De la norme à l’écart et du lieu commun au paradoxe
Zaid Tayeb
Il n’y a pas bien longtemps, j’étais sévèrement pris à parti par quelqu’un qui s’était dit en savoir plus qu’il n’en fallait sur les différents cas de figure d’un fait de style fréquemment employé et qui sert à abréger, à réduire, à mettre en facteur commun tout ce qui se ressemble (s’assemble) comme disent si savamment nos professeurs de mathématiques. Ce qu’il disait, tel qu’on le lui avait enseigné à l’école, est en partie vrai, et au lieu de s’en réjouir en solo, il devrait remercier ses professeurs pour le lui avoir appris dans les règles de la grammaire normative. Mais il a manqué de science concernant ce qui s’acquiert par l’usage et l’exercice et ne s’apprend pas à l’école.
Si la prose est la norme, la poésie est l’écart. Si les règles de grammaire sont la norme, les faits de style sont l’écart. Le ‘’ (plaisir du) texte’’ dans sa lecture, son écoute ou son écriture réside dans ce qu’il apporte de neuf et de nouveau non dans ce qu’il perpétue de vieux et d’archaïque, dans le beau et l’esthétique non dans le trivial et le rustique. Le vide de l’ellipse est de loin plus significatif et incite à plus de réflexion et de méditation que le trop plein d’une redite, et l’absence mieux que la présence, le non-dit que le dit, le non exprimé que l’exprimé. Le néant que l’étant. Le lecteur qui ignore les subtilités de l’ellipse, ses différents emplois qui enfreignent avec brio les règles de la grammaire ou qui se jouent d’elles pour le plaisir de l’œil ou de l’oreille, sont encore au stade d’un normatif scolaire. Ceux qui voient dans l’ellipse(les néophytes du genre du monsieur)- avec ses nombreuses variantes encore plus judicieuses et plus ‘’osées’’ par leur hardiesse à frôler de trop près la ligne de démarcation qui sépare le faux du juste sans jamais tomber dans le ‘’mordu’’- un non respect des règles de l’écriture conventionnelle, prennent la langue par son côté codé et clos. Ce que la norme dans son caractère singulier nous ferme, les écarts nous ouvrent au pluriel.
La fracture et l’accidenté de l’anacoluthe ont de loin plus de saveur et de goût dans leur consommation que le droit, le plat et le rectiligne d’une phrase norme(ale). L’anacoluthe donne à la phrase un second souffle et par conséquent un second point de départ pour un même point d’arrivée. C’est une correction du tir en cours d’exécution.

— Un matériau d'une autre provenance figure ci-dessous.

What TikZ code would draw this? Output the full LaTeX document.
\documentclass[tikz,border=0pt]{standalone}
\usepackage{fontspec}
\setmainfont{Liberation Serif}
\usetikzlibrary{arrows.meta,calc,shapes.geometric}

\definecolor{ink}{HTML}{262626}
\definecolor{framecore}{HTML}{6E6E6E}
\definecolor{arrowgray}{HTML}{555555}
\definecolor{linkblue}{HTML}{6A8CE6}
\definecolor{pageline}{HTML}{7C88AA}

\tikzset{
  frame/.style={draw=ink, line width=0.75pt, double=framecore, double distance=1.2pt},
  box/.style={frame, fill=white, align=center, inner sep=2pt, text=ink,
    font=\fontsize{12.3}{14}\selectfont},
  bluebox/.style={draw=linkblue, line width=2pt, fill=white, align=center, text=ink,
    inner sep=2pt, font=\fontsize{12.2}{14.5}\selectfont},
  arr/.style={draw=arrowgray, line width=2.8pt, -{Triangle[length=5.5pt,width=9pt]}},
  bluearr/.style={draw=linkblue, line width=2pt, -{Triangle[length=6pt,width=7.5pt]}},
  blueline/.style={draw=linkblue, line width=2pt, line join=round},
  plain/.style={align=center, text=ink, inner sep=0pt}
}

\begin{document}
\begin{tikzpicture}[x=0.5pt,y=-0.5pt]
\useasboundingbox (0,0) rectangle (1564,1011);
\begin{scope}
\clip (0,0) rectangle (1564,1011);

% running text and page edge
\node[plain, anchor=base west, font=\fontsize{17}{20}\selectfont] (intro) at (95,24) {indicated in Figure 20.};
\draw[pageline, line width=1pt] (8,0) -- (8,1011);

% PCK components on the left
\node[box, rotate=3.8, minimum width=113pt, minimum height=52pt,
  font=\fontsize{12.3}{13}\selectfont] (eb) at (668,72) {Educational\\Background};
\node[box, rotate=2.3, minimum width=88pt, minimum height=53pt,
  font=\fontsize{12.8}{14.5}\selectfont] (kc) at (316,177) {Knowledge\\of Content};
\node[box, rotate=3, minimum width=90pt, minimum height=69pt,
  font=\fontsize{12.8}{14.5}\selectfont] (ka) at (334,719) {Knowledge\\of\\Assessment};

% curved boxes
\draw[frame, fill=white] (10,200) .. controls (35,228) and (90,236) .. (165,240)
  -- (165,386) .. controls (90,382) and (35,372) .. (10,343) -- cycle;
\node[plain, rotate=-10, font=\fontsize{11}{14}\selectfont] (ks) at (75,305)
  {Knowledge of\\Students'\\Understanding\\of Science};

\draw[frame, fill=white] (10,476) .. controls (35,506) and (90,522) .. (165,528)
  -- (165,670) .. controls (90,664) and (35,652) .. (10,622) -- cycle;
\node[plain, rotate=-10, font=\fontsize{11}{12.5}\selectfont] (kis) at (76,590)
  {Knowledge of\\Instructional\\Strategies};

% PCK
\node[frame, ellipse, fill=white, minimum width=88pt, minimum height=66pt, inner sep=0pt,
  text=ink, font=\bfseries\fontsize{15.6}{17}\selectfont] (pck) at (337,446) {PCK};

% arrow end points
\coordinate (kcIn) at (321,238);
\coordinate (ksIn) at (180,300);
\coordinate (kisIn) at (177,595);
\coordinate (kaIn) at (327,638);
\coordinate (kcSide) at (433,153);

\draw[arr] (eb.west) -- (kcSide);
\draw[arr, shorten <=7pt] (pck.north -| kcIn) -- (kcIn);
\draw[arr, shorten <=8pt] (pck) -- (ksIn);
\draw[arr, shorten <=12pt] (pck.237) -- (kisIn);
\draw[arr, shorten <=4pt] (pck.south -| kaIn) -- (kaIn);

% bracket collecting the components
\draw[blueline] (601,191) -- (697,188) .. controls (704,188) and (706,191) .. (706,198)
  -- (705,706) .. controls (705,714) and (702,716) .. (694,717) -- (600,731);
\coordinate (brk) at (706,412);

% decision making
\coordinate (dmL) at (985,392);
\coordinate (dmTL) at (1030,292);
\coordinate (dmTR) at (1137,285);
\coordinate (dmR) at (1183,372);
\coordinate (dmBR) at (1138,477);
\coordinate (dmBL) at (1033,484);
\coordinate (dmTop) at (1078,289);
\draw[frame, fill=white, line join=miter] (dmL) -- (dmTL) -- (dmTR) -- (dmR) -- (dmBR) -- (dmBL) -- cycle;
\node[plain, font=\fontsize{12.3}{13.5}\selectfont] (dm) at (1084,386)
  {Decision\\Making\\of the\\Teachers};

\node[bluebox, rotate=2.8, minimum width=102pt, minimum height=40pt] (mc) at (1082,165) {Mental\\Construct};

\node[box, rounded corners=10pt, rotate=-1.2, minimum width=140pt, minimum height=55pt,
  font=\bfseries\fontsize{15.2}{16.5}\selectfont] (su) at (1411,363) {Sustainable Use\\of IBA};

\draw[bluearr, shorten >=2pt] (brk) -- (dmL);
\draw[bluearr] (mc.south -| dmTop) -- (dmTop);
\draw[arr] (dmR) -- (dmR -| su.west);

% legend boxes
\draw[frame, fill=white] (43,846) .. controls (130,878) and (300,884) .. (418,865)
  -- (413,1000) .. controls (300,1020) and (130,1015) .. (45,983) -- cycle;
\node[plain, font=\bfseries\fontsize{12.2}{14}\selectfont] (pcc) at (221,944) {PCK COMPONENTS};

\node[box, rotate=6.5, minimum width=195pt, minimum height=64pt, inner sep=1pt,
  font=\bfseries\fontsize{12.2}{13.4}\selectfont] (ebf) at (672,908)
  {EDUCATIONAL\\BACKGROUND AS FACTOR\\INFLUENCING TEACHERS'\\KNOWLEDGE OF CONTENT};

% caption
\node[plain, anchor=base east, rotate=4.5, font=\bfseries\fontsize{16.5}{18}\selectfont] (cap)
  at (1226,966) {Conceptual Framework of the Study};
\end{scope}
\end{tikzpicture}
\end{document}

Le docteur qui a dit vouloir porter plainte contre un autre docteur en une autre discipline constitue un lieu commun contre un paradoxe. Depuis tout temps, les fondements des lieux communs ne se font ébranler que par ceux des paradoxes. L’accusatrice a vu la somme de son apprentissage acquis sur les bancs de l’amphithéâtre vaciller sous les coups de bélier de l’accusé, sans voir que ce qu’elle a appris est académique. C’est le combat traditionnel entre l’ancien et le nouveau, entre ce qui est et ce qui doit être.

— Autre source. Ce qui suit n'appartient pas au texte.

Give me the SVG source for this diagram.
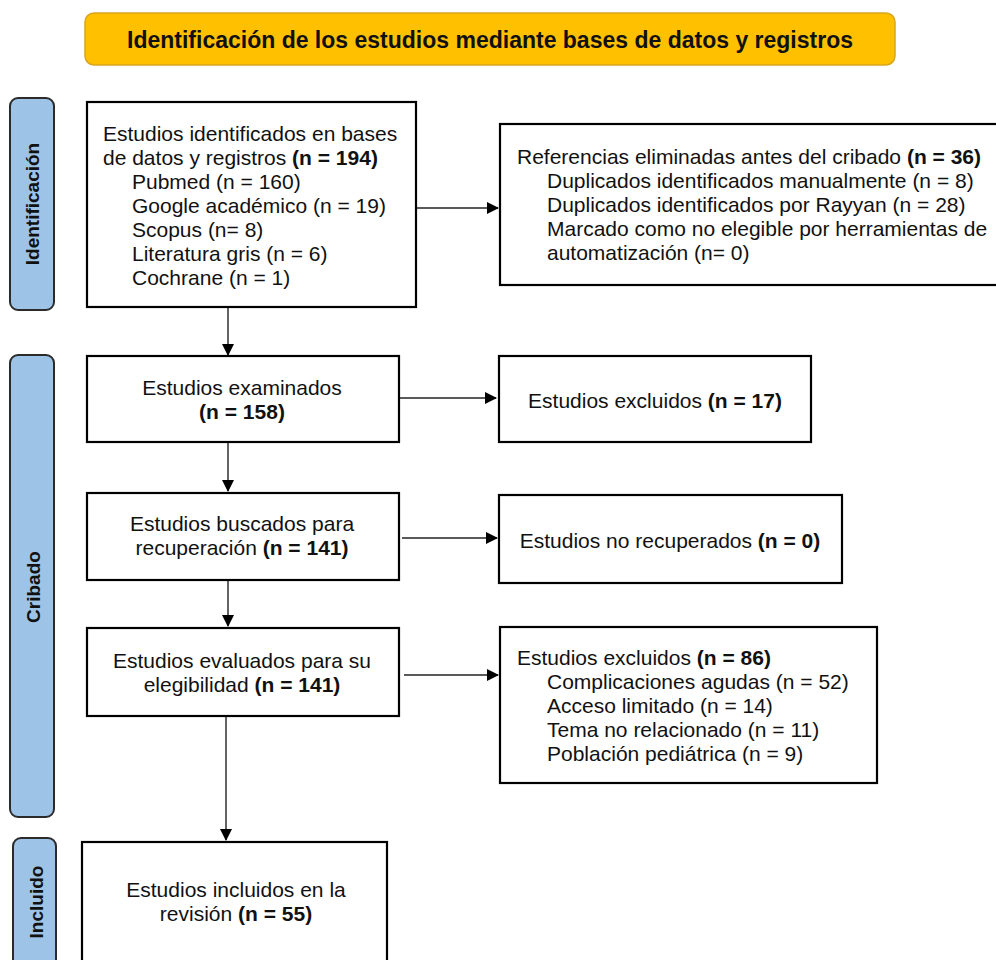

Si on n’avait pas pris le parti d’un homme qui porte le nom de Mohammed (que la prière et le salut les plus chers soient sur lui) et de croire en un Dieu unique, on en serait à l’heure actuelle du parti de celui d’Abou Lahab à adorer Baal et Houbal. Le prophète Mohammed( que la prière et le salut les plus chers soient sur lui) et l’unicité de Dieu sont le paradoxe, Abou Lahab, le polythéisme et l’idolâtrie sont le lieu commun. Le paradoxe est le bien, le lieu commun le mal ; vieux combat toujours d’actualité.
Sans le génie de Copernic, on en serait encore à admettre comme une vérité scientifique et à enseigner à nos enfants dans nos écoles que la terre est le centre de l’univers, qu’elle est plate comme une galette et que le soleil tourne autour de la terre. Il avait fallu attendre qu’un homme peu commun, qui sort du commun des hommes les plus communs pour annoncer une chose peu commune : remettre les sciences sur la bonne voie. Copernic est un lieu commun, les scientifiques qui lui ont été contemporains ou qui l’ont précédé jusqu’aux premiers hommes sapiens sont des lieux communs.

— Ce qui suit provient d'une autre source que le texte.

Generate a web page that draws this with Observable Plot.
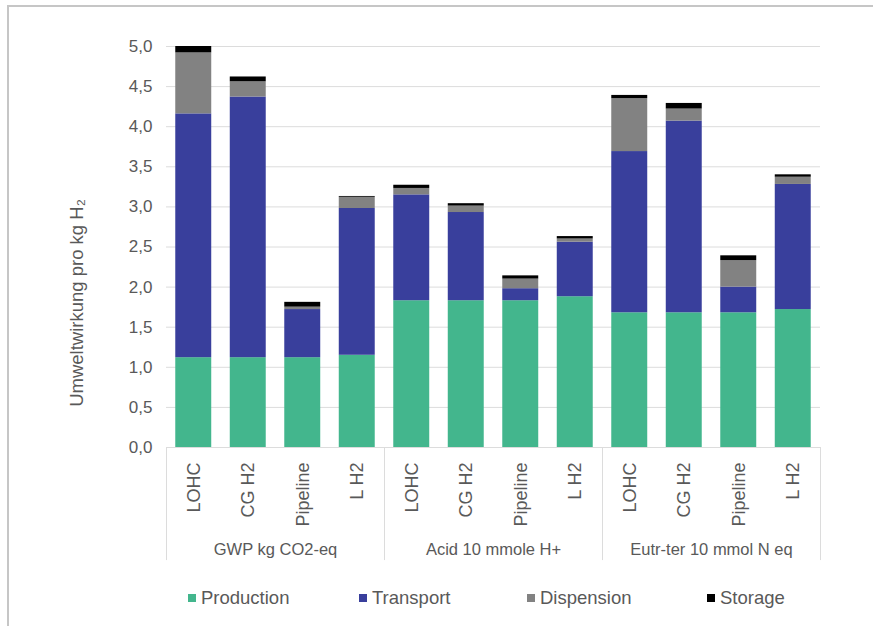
<!DOCTYPE html>
<html>
<head>
<meta charset="utf-8">
<script src="https://cdn.jsdelivr.net/npm/d3@7"></script>
<script src="https://cdn.jsdelivr.net/npm/@observablehq/plot@0.6"></script>
<style>
  html, body { margin: 0; padding: 0; background: #fff; }
  body { width: 873px; height: 626px; position: relative; overflow: hidden; font-family: "Liberation Sans", Arial, sans-serif; }
  #frame { position: absolute; left: 7px; top: 5px; width: 880px; height: 640px; border: 2px solid #c6c6c6; box-sizing: border-box; }
  #chart { position: absolute; left: 0; top: 0; }
  #legend { position: absolute; left: 0; top: 586px; width: 873px; height: 24px; font-size: 18.5px; color: #595959; }
  .item { position: absolute; top: 0; display: flex; align-items: center; height: 24px; }
  .sw { width: 8px; height: 8px; margin-right: 5px; }
</style>
</head>
<body>
<div id="frame"></div>
<div id="chart"></div>
<div id="legend"></div>
<script>
const groups = ["GWP kg CO2-eq", "Acid 10 mmole H+", "Eutr-ter 10 mmol N eq"];
const modes = ["LOHC", "CG H2", "Pipeline", "L H2"];
const production = [1.12, 1.12, 1.12, 1.15, 1.83, 1.83, 1.83, 1.88, 1.68, 1.68, 1.68, 1.72];
const transport  = [3.04, 3.25, 0.60, 1.83, 1.32, 1.10, 0.15, 0.68, 2.01, 2.39, 0.32, 1.56];
const dispension = [0.76, 0.19, 0.03, 0.14, 0.08, 0.08, 0.12, 0.04, 0.66, 0.15, 0.33, 0.09];
const storage    = [0.08, 0.06, 0.06, 0.01, 0.04, 0.03, 0.04, 0.03, 0.04, 0.07, 0.06, 0.03];
const seriesNames = ["Production", "Transport", "Dispension", "Storage"];
const seriesColors = ["#43b68d", "#393f9c", "#828282", "#000000"];
const yTicks = [0, 0.5, 1, 1.5, 2, 2.5, 3, 3.5, 4, 4.5, 5];

const seriesValues = [production, transport, dispension, storage];
const bars = [];
const labels = [];
groups.forEach((g, gi) => modes.forEach((m, mi) => {
  const i = gi * modes.length + mi;
  labels.push({i, mode: m});
  seriesNames.forEach((s, si) => bars.push({i, group: g, mode: m, series: s, value: seriesValues[si][i]}));
}));
const groupLabels = groups.map((g, gi) => ({g, x: gi * modes.length + (modes.length - 1) / 2}));
const seps = d3.range(groups.length + 1).map(k => k * modes.length - 0.5);
const fmt = v => d3.format(".1f")(v).replace(".", ",");
const half = 0.33;

const chart = Plot.plot({
  width: 873,
  height: 580,
  marginTop: 46,
  marginBottom: 133,
  marginLeft: 166,
  marginRight: 53,
  style: {fontFamily: "'Liberation Sans', Arial, sans-serif", fontSize: "17px", color: "#595959", background: "transparent"},
  x: {domain: [-0.5, groups.length * modes.length - 0.5], axis: null},
  y: {domain: [0, 5], ticks: yTicks, tickFormat: fmt, tickSize: 0, tickPadding: 14, label: null},
  color: {domain: seriesNames, range: seriesColors},
  marks: [
    Plot.ruleY(yTicks, {stroke: "#dcdcdc", strokeWidth: 1}),
    Plot.rectY(bars, Plot.stackY({
      x1: d => d.i - half, x2: d => d.i + half,
      y: "value", fill: "series", order: seriesNames
    })),
    Plot.ruleX(seps, {y1: 0, y2: -1.41, stroke: "#dcdcdc", strokeWidth: 1}),
    Plot.text(labels, {x: "i", y: 0, text: "mode", rotate: -90, textAnchor: "end", dy: 15, fontSize: 18, fill: "#595959"}),
    Plot.text(groupLabels, {x: "x", y: 0, text: "g", dy: 102, fontSize: 16.5, fill: "#595959"}),
    Plot.text(["Umweltwirkung pro kg H\u2082"], {frameAnchor: "left", textAnchor: "middle", dx: -89, dy: 56, rotate: -90, fontSize: 18.5, fill: "#595959"})
  ]
});
document.getElementById("chart").appendChild(chart);

const legendX = [188, 359, 527, 707];
const legend = document.getElementById("legend");
seriesNames.forEach((s, k) => {
  const it = document.createElement("div");
  it.className = "item";
  it.style.left = legendX[k] + "px";
  it.innerHTML = `<span class="sw" style="background:${seriesColors[k]}"></span><span>${s}</span>`;
  legend.appendChild(it);
});
</script>
</body>
</html>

L’écart en langue et le paradoxe en toute chose sont le mobile et le dynamique, la norme et le lieu commun le constant, le fixe et l’inerte. Le progrès et son évolution sont tributaires de la mobilité et du dynamisme non de la fixité et de l’inertie. Ce qui en est de l’écart et de la norme en est également du paradoxe et du lieu commun.